DISPATCHES – SANS TITRE
Dispatches, 2024, exhibition view, Sans titre, Paris – Photographie Aurélien Mole
EN DIRECT / Exposition « Dispatches » organisée par Hamish Pearch, jusqu’au 17 février 2024, Sans titre, Paris
Avec Lotte Andersen, Aaron Angell, Aysha E Arar, Gabriella Boyd, Brian Griffiths, Clara Hastrup, Hamish Pearch, John Alexander Skelton, Catherine Story, Sean Steadman, Lewis Teague Wright
Rassemblant treize artistes et créateurs étrangers à Paris, Dispatches est une exploration des thématiques liées au voyage, à l’éloignement et de la capacité de la production créative à traverser les espaces et les lieux.
Faisant office de socles humains, les mannequins habillés de John Alexander Skelton, deviennent des corps dans la pièce, des spectateurs immobiles enveloppés dans les pièces d’archives du designer anglais – dont le travail de recherche explore les traditions folkloriques et historiques des Îles Britanniques. Des broches confectionnées à la main en collaboration avec Slim Barrett, jalonnent également les murs entre les trois silhouettes.
Chaque personnage constitue une île en soi, mais avec chaque nouveau visiteur, la pièce devient un archipel de mondes intérieurs en constante évolution. Les marionnettes se joignent aux mannequins pour constituer une assemblée hétéroclite, peuplée de pèlerins et d’interprètes immobiles. Certains observent, d’autres sont observés. Les marionnettes de Brian Griffiths sont assises, inanimées et semblent pleines de promesses, rêvant d’une vie sur la route comme de se replier introspectivement sur elles-mêmes. De passage également, les personnages fantomatiques de Gabriella Boyd voyagent entre différents états, symbolisant la fugacité de l’espace psychologique.
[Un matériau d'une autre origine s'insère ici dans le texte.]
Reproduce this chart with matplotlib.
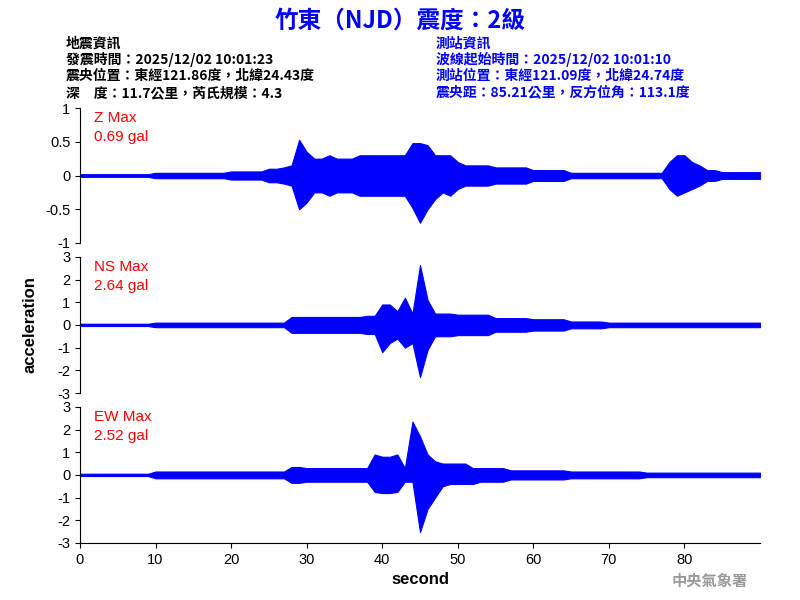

Les œuvres sur papier d’Aysha E Arar deviennent des dépêches expédiées depuis sa Palestine natale, des instantanées ; elle y conte l’histoire d’une sirène qui découvre quelle n’appartient pas au monde des poissons, un être liminal trop à l’étroit. La résistance créative s’infiltre à travers les fissures, même les plus minces, et le rêve devient une forme de voyage en soi. En parallèle, le travail de Lotte Andersen aborde les histoires familiales liées à l’immigration et à la diaspora poétique, illustrant le cas de sa famille, quittant les Caraïbes et l’Inde pour le Royaume-Uni.
L’escargot d’Aaron Angell porte sa maison émaillée sur le dos, figé dans le temps par le four alchimique. Un mélange géologique de schiste tamisé ; matériau qui a bénéficié de sa dérive continentale. Le mouvement ralenti et flâneur de l’exposition est contrasté par la vitesse et l’activité imposées par des forces extérieures.
La série “Perishables” de Clara Hastrup est constituée de légumes et les fruits modifiés, remodelant le monde à travers une logique satirique et pseudo-consumériste. Un fenouil en sursis est réglé sur le fuseau horaire parisien, chaque jour un radis est réimaginé pour prendre la forme d’un volet de badminton. La pratique de Sean Steadman s’attache également à chercher de nouveaux territoires en explorant des logiques tortueuses. Pour lui, l’histoire de la production d’images, de la Préhistoire à l’ère contemporaine, est corsetée, perforée, emmêlée, gonflée et remodelée en une soupe épaisse sur les toiles.
Les sculptures de Catherine Story, qui rappellent d’anciennes caméras et autres accessoires de cinéma, révèlent avec un M majuscule la Magie des clichés de l’âge d’or d’Hollywood. Si les objets de Story sont les missives d’une époque révolue, ceux de Lewis TeagueWright entremêlent quant à eux la nostalgie avec une sorte de futurisme mystique. Ses Polaroids et empreintes digitales deviennent les outils d’une supercherie, ces images polaroïdes générées par l’IA représentatives d’un avenir imaginé par une entité aveugle, dans la lignée d’une technologie photographique obsolète.
Des œuvres sculpturales plus petites oscillent entre préoccupations macro et micro, arrangées par Hamish Pearch qui réalise des événements tridimensionnels issus de diagrammes et de transformations matérielles. Ainsi, la Terre devient une île au milieu d’une constellation d’étoiles et de galaxies. Lorsqu’on commence à envisager l’insularité à petite échelle, à l’échelle humaine, notre seul espoir est de ne jamais cesser de tendre la main à l’autre.